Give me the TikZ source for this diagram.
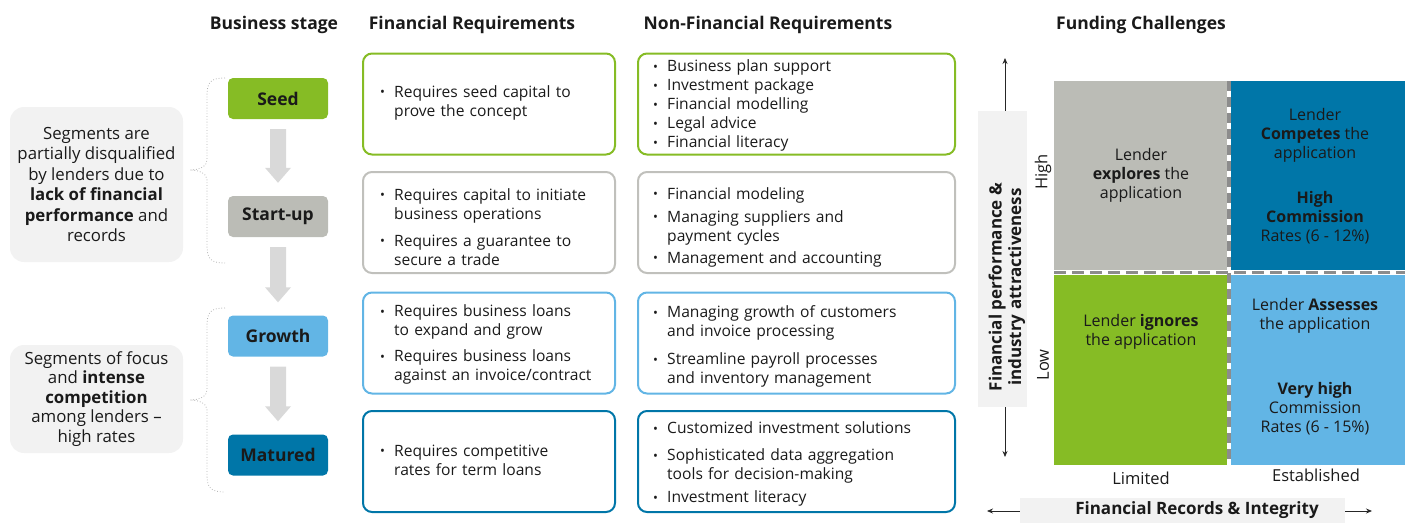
\documentclass[tikz,border=0pt]{standalone}
\usepackage{fontspec}
\setmainfont{Open Sans}
\usetikzlibrary{arrows.meta,calc}
\definecolor{cgreen}{HTML}{86BC25}
\definecolor{cgray}{HTML}{BBBCB6}
\definecolor{clblue}{HTML}{62B5E5}
\definecolor{cdblue}{HTML}{0076A8}
\definecolor{cpanel}{HTML}{F2F2F2}
\definecolor{carrow}{HTML}{D9D9D9}
\definecolor{cbordergray}{HTML}{C0C0BC}
\definecolor{cdash}{HTML}{8C8C8C}
\definecolor{ctext}{HTML}{1A1A1A}
\newcommand\bi{\par\noindent\llap{\makebox[14pt][l]{\raisebox{0.5pt}{\fontsize{13}{13}\selectfont •}}}}
\newcommand\gp[1]{\par\vspace{#1pt}}
\newcommand\blockarrow[2]{\fill[carrow] ($(#1.south)+(-8,10)$) -- ($(#1.south)+(8,10)$) -- ($(#2.north)+(8,-28)$) -- ($(#2.north)+(13,-28)$) -- ($(#2.north)+(0,-13)$) -- ($(#2.north)+(-13,-28)$) -- ($(#2.north)+(-8,-28)$) -- cycle;}
\begin{document}
\begin{tikzpicture}[x=1pt,y=-1pt,
  every node/.style={text=ctext},
  hdr/.style={font=\fontsize{17.5}{20}\selectfont\bfseries},
  stagebox/.style={rectangle,rounded corners=5pt,minimum width=100pt,minimum height=41pt,font=\fontsize{17.5}{20}\selectfont\bfseries,inner sep=0pt},
  panel/.style={rectangle,rounded corners=14pt,fill=cpanel,minimum width=173pt,align=center,inner sep=0pt,font=\fontsize{16.8}{20.5}\selectfont},
  brace/.style={draw=black!30,dotted,line width=0.8pt},
  rbox/.style={rectangle,rounded corners=9pt,line width=2pt,minimum height=101pt,inner sep=0pt},
  fbox/.style={rbox,minimum width=252pt},
  nbox/.style={rbox,minimum width=317pt},
  txt/.style={anchor=west,inner sep=0pt,align=left,font=\fontsize{15.6}{19}\selectfont},
  quad/.style={rectangle,inner sep=0pt,minimum width=174pt},
  qtxt/.style={align=center,inner sep=0pt,font=\fontsize{16}{19}\selectfont},
  axlab/.style={inner sep=0pt,font=\fontsize{16.5}{19}\selectfont},
  axarrow/.style={-{Stealth[length=6pt,width=5pt]},line width=0.8pt,draw=black!85}
]
\useasboundingbox (0,0) rectangle (1405,522);

% headers
\node[hdr] (h1) at (274,25) {Business stage};
\node[hdr] (h2) at (472,25) {Financial Requirements};
\node[hdr] (h3) at (768,25) {Non-Financial Requirements};
\node[hdr] (h4) at (1141,25) {Funding Challenges};

% stages
\node[stagebox,fill=cgreen] (seed) at (278,98.5) {Seed};
\node[stagebox,fill=cgray] (startup) at (278,216.5) {Start-up};
\node[stagebox,fill=clblue] (growth) at (278,336) {Growth};
\node[stagebox,fill=cdblue] (matured) at (278,455) {Matured};
\blockarrow{seed}{startup}
\blockarrow{startup}{growth}
\blockarrow{growth}{matured}

% left panels
\node[panel,minimum height=155pt] (p1) at (96.5,184.5) {Segments are\\partially disqualified\\by lenders due to\\\textbf{lack of financial}\\\textbf{performance} and\\records};
\node[panel,minimum height=108pt,font=\fontsize{16.8}{19.5}\selectfont] (p2) at (96.5,399) {Segments of focus\\and \textbf{intense}\\\textbf{competition}\\among lenders --\\high rates};

% braces
\coordinate (b1) at (190,170);
\coordinate (b2) at (190,400);
\draw[brace] (225,78) .. controls (211,78) and (207,82) .. (207,95) -- (207,160) .. controls (207,166) and (200,170) .. (b1) .. controls (200,170) and (207,174) .. (207,180) -- (207,246) .. controls (207,259) and (211,263) .. (225,263);
\draw[brace] (225,308) .. controls (211,308) and (207,312) .. (207,325) -- (207,390) .. controls (207,396) and (200,400) .. (b2) .. controls (200,400) and (207,404) .. (207,410) -- (207,475) .. controls (207,488) and (211,492) .. (225,492);

% requirement boxes
\node[fbox,draw=cgreen] (fr1) at (489,104) {};
\node[fbox,draw=cbordergray] (fr2) at (489,222.5) {};
\node[fbox,draw=clblue] (fr3) at (489,343) {};
\node[fbox,draw=cdblue] (fr4) at (489,461.5) {};
\node[nbox,draw=cgreen] (nf1) at (796.5,104) {};
\node[nbox,draw=cbordergray] (nf2) at (796.5,222.5) {};
\node[nbox,draw=clblue] (nf3) at (796.5,343) {};
\node[nbox,draw=cdblue] (nf4) at (796.5,461.5) {};

\node[txt,text width=232pt] (fr1t) at ($(fr1.west)+(18,-5)$) {\leftskip=14pt\bi Requires seed capital to\\prove the concept\par};
\node[txt,text width=232pt] (fr2t) at ($(fr2.west)+(18,1)$) {\leftskip=14pt\bi Requires capital to initiate\\business operations\gp{8}\bi Requires a guarantee to\\secure a trade\par};
\node[txt,text width=232pt] (fr3t) at ($(fr3.west)+(18,-2)$) {\leftskip=14pt\bi Requires business loans\\to expand and grow\gp{7}\bi Requires business loans\\against an invoice/contract\par};
\node[txt,text width=232pt] (fr4t) at ($(fr4.west)+(18,-5)$) {\leftskip=14pt\bi Requires competitive\\rates for term loans\par};

\node[txt,text width=295pt] (nf1t) at ($(nf1.west)+(17,-2)$) {\leftskip=13pt\bi Business plan support\bi Investment package\bi Financial modelling\bi Legal advice\bi Financial literacy\par};
\node[txt,text width=295pt] (nf2t) at ($(nf2.west)+(17,1)$) {\leftskip=13pt\bi Financial modeling\gp{4}\bi Managing suppliers and\\payment cycles\gp{3}\bi Management and accounting\par};
\node[txt,text width=295pt] (nf3t) at ($(nf3.west)+(17,0)$) {\leftskip=13pt\bi Managing growth of customers\\and invoice processing\gp{9}\bi Streamline payroll processes\\and inventory management\par};
\node[txt,text width=295pt] (nf4t) at ($(nf4.west)+(17,-1)$) {\leftskip=13pt\bi Customized investment solutions\gp{8}\bi Sophisticated data aggregation\\tools for decision-making\gp{4}\bi Investment literacy\par};

% quadrants
\node[quad,fill=cgray,minimum width=173pt,minimum height=189pt,anchor=north west] (q1) at (1054,81) {};
\node[quad,fill=cdblue,minimum height=189pt,anchor=north west] (q2) at (1231,81) {};
\node[quad,fill=cgreen,minimum width=173pt,minimum height=190pt,anchor=north west] (q3) at (1054,275) {};
\node[quad,fill=clblue,minimum height=190pt,anchor=north west] (q4) at (1231,275) {};
\coordinate (vtop) at (1229,81);
\coordinate (vbot) at (1229,465);
\coordinate (hl) at (1054,272.5);
\coordinate (hr) at (1405,272.5);
\draw[white,line width=4pt] (vtop) -- (vbot);
\draw[white,line width=5pt] (hl) -- (hr);
\draw[cdash,line width=4pt,dash pattern=on 10pt off 6pt] (vtop) -- (vbot);
\draw[cdash,line width=3.5pt,dash pattern=on 12pt off 6pt] (hl) -- (hr);

\node[qtxt] (q1t) at (1141,175) {Lender\\\textbf{explores} the\\application};
\node[qtxt] (q2t) at (1315,135) {Lender\\\textbf{Competes} the\\application};
\node[qtxt] (q2r) at (1315,218) {\textbf{High}\\\textbf{Commission}\\Rates (6 - 12\%)};
\node[qtxt] (q3t) at (1141,331.5) {Lender \textbf{ignores}\\the application};
\node[qtxt] (q4t) at (1315,315.5) {Lender \textbf{Assesses}\\the application};
\node[qtxt] (q4r) at (1315,409) {\textbf{Very high}\\Commission\\Rates (6 - 15\%)};

% y axis
\node[rectangle,fill=cpanel,minimum width=49pt,minimum height=296pt,inner sep=0pt] (yax) at (1002.5,259) {};
\node[rotate=90,align=center,inner sep=0pt,font=\fontsize{17}{19.5}\selectfont\bfseries] (yaxt) at (1007,287) {Financial performance \&\\industry attractiveness};
\coordinate (ytop) at (1005,58);
\coordinate (ybot) at (1005,457);
\draw[axarrow] (yax.north -| ytop) -- (ytop);
\draw[axarrow] (yax.south -| ybot) -- (ybot);
\node[axlab,rotate=90] (high) at (1043,172) {High};
\node[axlab,rotate=90] (low) at (1043,365) {Low};

% x axis
\node[rectangle,fill=cpanel,minimum width=325pt,minimum height=25pt,inner sep=0pt] (xax) at (1182.5,510) {};
\node[inner sep=0pt,font=\fontsize{17}{19}\selectfont\bfseries] (xaxt) at (1197,510) {Financial Records \& Integrity};
\coordinate (xl) at (987,511);
\coordinate (xr) at (1372,511);
\draw[axarrow] (xax.west |- xl) -- (xl);
\draw[axarrow] (xax.east |- xr) -- (xr);
\node[axlab] (lim) at (1141,478) {Limited};
\node[axlab] (est) at (1316,475) {Established};
\end{tikzpicture}
\end{document}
※ ※ ※
◆ **Description of the task**: Skip the pictures and restate exactly the lines from the beginning of the listing to the line with "(h4) at (1141,25)", that line included.

◆ **Solution to the problem**:
Give me the TikZ source for this diagram.
\documentclass[tikz,border=0pt]{standalone}
\usepackage{fontspec}
\setmainfont{Open Sans}
\usetikzlibrary{arrows.meta,calc}
\definecolor{cgreen}{HTML}{86BC25}
\definecolor{cgray}{HTML}{BBBCB6}
\definecolor{clblue}{HTML}{62B5E5}
\definecolor{cdblue}{HTML}{0076A8}
\definecolor{cpanel}{HTML}{F2F2F2}
\definecolor{carrow}{HTML}{D9D9D9}
\definecolor{cbordergray}{HTML}{C0C0BC}
\definecolor{cdash}{HTML}{8C8C8C}
\definecolor{ctext}{HTML}{1A1A1A}
\newcommand\bi{\par\noindent\llap{\makebox[14pt][l]{\raisebox{0.5pt}{\fontsize{13}{13}\selectfont •}}}}
\newcommand\gp[1]{\par\vspace{#1pt}}
\newcommand\blockarrow[2]{\fill[carrow] ($(#1.south)+(-8,10)$) -- ($(#1.south)+(8,10)$) -- ($(#2.north)+(8,-28)$) -- ($(#2.north)+(13,-28)$) -- ($(#2.north)+(0,-13)$) -- ($(#2.north)+(-13,-28)$) -- ($(#2.north)+(-8,-28)$) -- cycle;}
\begin{document}
\begin{tikzpicture}[x=1pt,y=-1pt,
  every node/.style={text=ctext},
  hdr/.style={font=\fontsize{17.5}{20}\selectfont\bfseries},
  stagebox/.style={rectangle,rounded corners=5pt,minimum width=100pt,minimum height=41pt,font=\fontsize{17.5}{20}\selectfont\bfseries,inner sep=0pt},
  panel/.style={rectangle,rounded corners=14pt,fill=cpanel,minimum width=173pt,align=center,inner sep=0pt,font=\fontsize{16.8}{20.5}\selectfont},
  brace/.style={draw=black!30,dotted,line width=0.8pt},
  rbox/.style={rectangle,rounded corners=9pt,line width=2pt,minimum height=101pt,inner sep=0pt},
  fbox/.style={rbox,minimum width=252pt},
  nbox/.style={rbox,minimum width=317pt},
  txt/.style={anchor=west,inner sep=0pt,align=left,font=\fontsize{15.6}{19}\selectfont},
  quad/.style={rectangle,inner sep=0pt,minimum width=174pt},
  qtxt/.style={align=center,inner sep=0pt,font=\fontsize{16}{19}\selectfont},
  axlab/.style={inner sep=0pt,font=\fontsize{16.5}{19}\selectfont},
  axarrow/.style={-{Stealth[length=6pt,width=5pt]},line width=0.8pt,draw=black!85}
]
\useasboundingbox (0,0) rectangle (1405,522);

% headers
\node[hdr] (h1) at (274,25) {Business stage};
\node[hdr] (h2) at (472,25) {Financial Requirements};
\node[hdr] (h3) at (768,25) {Non-Financial Requirements};
\node[hdr] (h4) at (1141,25) {Funding Challenges};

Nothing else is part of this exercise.